Can you transcribe every line exactly and leave the pictures behind?

BEGIN Information supplied

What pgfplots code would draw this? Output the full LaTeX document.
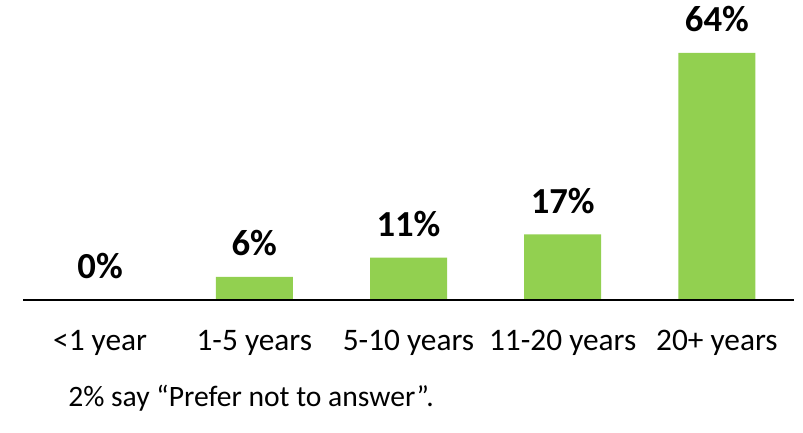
\documentclass[border=0pt]{standalone}
\usepackage{fontspec}
\setmainfont{Carlito}
\usepackage{pgfplots}
\pgfplotsset{compat=1.18}
\definecolor{barGreen}{HTML}{92D050}

\begin{document}
\begin{tikzpicture}
  \begin{axis}[
      scale only axis,
      width=578.25pt, height=225pt,
      xmin=-0.5, xmax=4.5,
      ymin=0, ymax=77.7,
      axis on top,
      axis x line*=bottom,
      hide y axis,
      x axis line style={-, line width=1.5pt, black},
      xtick=data,
      xticklabels={{<1 year},{1-5 years},{5-10 years},{11-20 years},{20+ years}},
      major tick length=0pt,
      xticklabel style={anchor=base, yshift=-37.5pt, font=\fontsize{23.5}{28}\selectfont},
      ybar, bar width=57.75pt,
      /pgf/number format/assume math mode=true,
      nodes near coords={\pgfmathprintnumber{\pgfplotspointmeta}\%},
      every node near coord/.append style={anchor=base, yshift=16pt,
        font=\fontsize{27.5}{32}\selectfont\bfseries, black},
    ]
    \addplot[fill=barGreen, draw=none] coordinates {
      (0,0) (1,6) (2,11) (3,17) (4,64)
    };
  \end{axis}
  \node[anchor=base west, inner sep=0pt, font=\fontsize{22.2}{26}\selectfont]
    at ([xshift=33.75pt, yshift=-79.5pt]current axis.south west)
    {2\% say “Prefer not to answer”.};
  \pgfresetboundingbox
  \path[use as bounding box] ([xshift=-17.25pt, yshift=-99pt]current axis.south west)
    rectangle ([xshift=6.75pt]current axis.north east);
\end{tikzpicture}
\end{document}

END Information supplied

**In response**
What pgfplots code would draw this? Output the full LaTeX document.
\documentclass[border=0pt]{standalone}
\usepackage{fontspec}
\setmainfont{Carlito}
\usepackage{pgfplots}
\pgfplotsset{compat=1.18}
\definecolor{barGreen}{HTML}{92D050}

\begin{document}
\begin{tikzpicture}
  \begin{axis}[
      scale only axis,
      width=578.25pt, height=225pt,
      xmin=-0.5, xmax=4.5,
      ymin=0, ymax=77.7,
      axis on top,
      axis x line*=bottom,
      hide y axis,
      x axis line style={-, line width=1.5pt, black},
      xtick=data,
      xticklabels={{<1 year},{1-5 years},{5-10 years},{11-20 years},{20+ years}},
      major tick length=0pt,
      xticklabel style={anchor=base, yshift=-37.5pt, font=\fontsize{23.5}{28}\selectfont},
      ybar, bar width=57.75pt,
      /pgf/number format/assume math mode=true,
      nodes near coords={\pgfmathprintnumber{\pgfplotspointmeta}\%},
      every node near coord/.append style={anchor=base, yshift=16pt,
        font=\fontsize{27.5}{32}\selectfont\bfseries, black},
    ]
    \addplot[fill=barGreen, draw=none] coordinates {
      (0,0) (1,6) (2,11) (3,17) (4,64)
    };
  \end{axis}
  \node[anchor=base west, inner sep=0pt, font=\fontsize{22.2}{26}\selectfont]
    at ([xshift=33.75pt, yshift=-79.5pt]current axis.south west)
    {2\% say “Prefer not to answer”.};
  \pgfresetboundingbox
  \path[use as bounding box] ([xshift=-17.25pt, yshift=-99pt]current axis.south west)
    rectangle ([xshift=6.75pt]current axis.north east);
\end{tikzpicture}
\end{document}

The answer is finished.